The AD1000X isn't new — in fact it dates back to 2012. At the time however it cost $599.95, putting it out of range for all but the professionals and diehard audiophiles it was aimed at. The product is still on sale in 2019, but now costs just $284.82 on Amazon, which makes it a realistic option versus other high-end headphones like the Beats Studio3 Wireless.
As a quick reminder, most headphones are closed-back. That means that their drivers and so forth are shielded, which can improve qualities like noise isolation at the expense of creating a narrower soundstage. Open-back headphones tend to have a "purer" sound with a wider stage, if at the cost of bass.
The first thing I noticed wasn't the sound, but Audio-Technica's design. The headphones are incredibly light, weighing a little over 9 ounces (265 grams). This stems not just from being open-back, but having a magnesium alloy frame — including the cup meshes — as well as a minimalist headrest system, in which two "wings" automatically adjust to your head.

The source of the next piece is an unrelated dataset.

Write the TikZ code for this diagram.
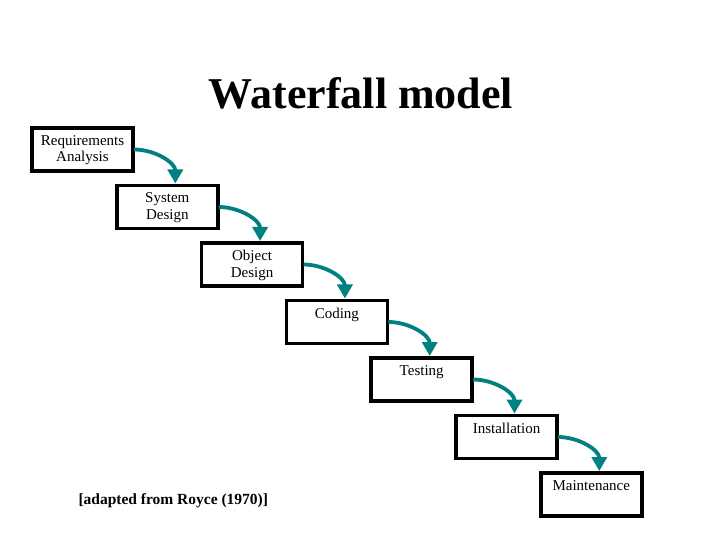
\documentclass[tikz,border=0pt]{standalone}
\usepackage{fontspec}
\setmainfont{Liberation Serif}
\usepackage{xcolor}
\usetikzlibrary{arrows.meta}

\definecolor{flowteal}{RGB}{0,128,128}

\tikzset{
  stagebox/.style={draw, line width=3.5bp, minimum width=101bp, minimum height=43bp,
    inner sep=0pt, outer sep=0pt},
  stagetext/.style={anchor=north, align=center, inner sep=0pt,
    font=\fontsize{15bp}{16.5bp}\selectfont},
  flow/.style={draw=flowteal, line width=3.8bp,
    -{Triangle[length=14bp,width=15bp]}}
}

\begin{document}
\begin{tikzpicture}[x=1bp, y=1bp]
    \useasboundingbox (0,0) rectangle (720,-540);
    \node[font=\fontsize{44bp}{48bp}\selectfont\bfseries] (title) at (361,-93) {Waterfall model};

    % the seven stages
    \foreach \i/\txt in {1/{Requirements\\Analysis}, 2/{System\\Design}, 3/{Object\\Design},
                         4/Coding, 5/Testing, 6/Installation, 7/Maintenance} {
        \node[stagebox] (s\i) at ({82.5+84.8*(\i-1)}, {-149.5-57.5*(\i-1)}) {};
        \node[stagetext] (t\i) at ([yshift=-7bp]s\i.north) {\txt};
    }

    % falling arrows
    \foreach \i [evaluate=\i as \j using int(\i+1)] in {1,...,6} {
        \draw[flow] ([xshift=1bp]s\i.east) to[out=0, in=90] ([xshift=8bp, yshift=2bp]s\j.north);
    }

    \node[anchor=base west, font=\fontsize{15.5bp}{18bp}\selectfont\bfseries] (cite) at (75,-504)
        {[adapted from Royce (1970)]};
\end{tikzpicture}
\end{document}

I did have to position them just right to feel secure, but after that I could almost forget I was wearing them. That's aided by the use of suede ear pads.
Audio is pumped through 53-millimeter drivers and custom voice coils. The result is incredible frequency response between 5 hertz and 40 kilohertz, easily more than a human can discern.
Everything was incredibly clear, whether video, game audio, or music ranging from ambient and classical to metal and power electronics. Bass is less punchy than some closed-back headphones, but still tangible.
The open-back design does indeed create a wider soundstage, and the headphones have excellent stereo separation to boot. I can easily recommend these to gamers, editors, and others who demand immersion.
There are only three potential problems with the AD1000X, all of which depend on the buyer. The first is audio bleed — open-back headphones leak sound by default, so you're bound to call attention to yourself unless you're alone or in a busy environment.
By the same token they let outside noise in, such that I was able to have a conversation if music was low-key.
Lastly, the headphones' age shows in the use of a fixed 3.5-millimeter cable connection instead of Bluetooth. It's a thick, durable cable, but it measures nearly 10 feet and its metal connector won't work with some iPhone cases, so you're clearly meant to listen at home or in a studio. The package even ships with a quarter-inch adapter for musicians and other pros.
Accordingly, for Apple owners, I'd probably only suggest the AD1000X if you're pairing it with a Mac or iPad. It's certainly usable with an iPhone if you have an adapter, but practically speaking there are better choices.
Within these constraints the AD1000X gets a thumbs up — just remember to buy through third-party retailers if you want what it's worth in 2019.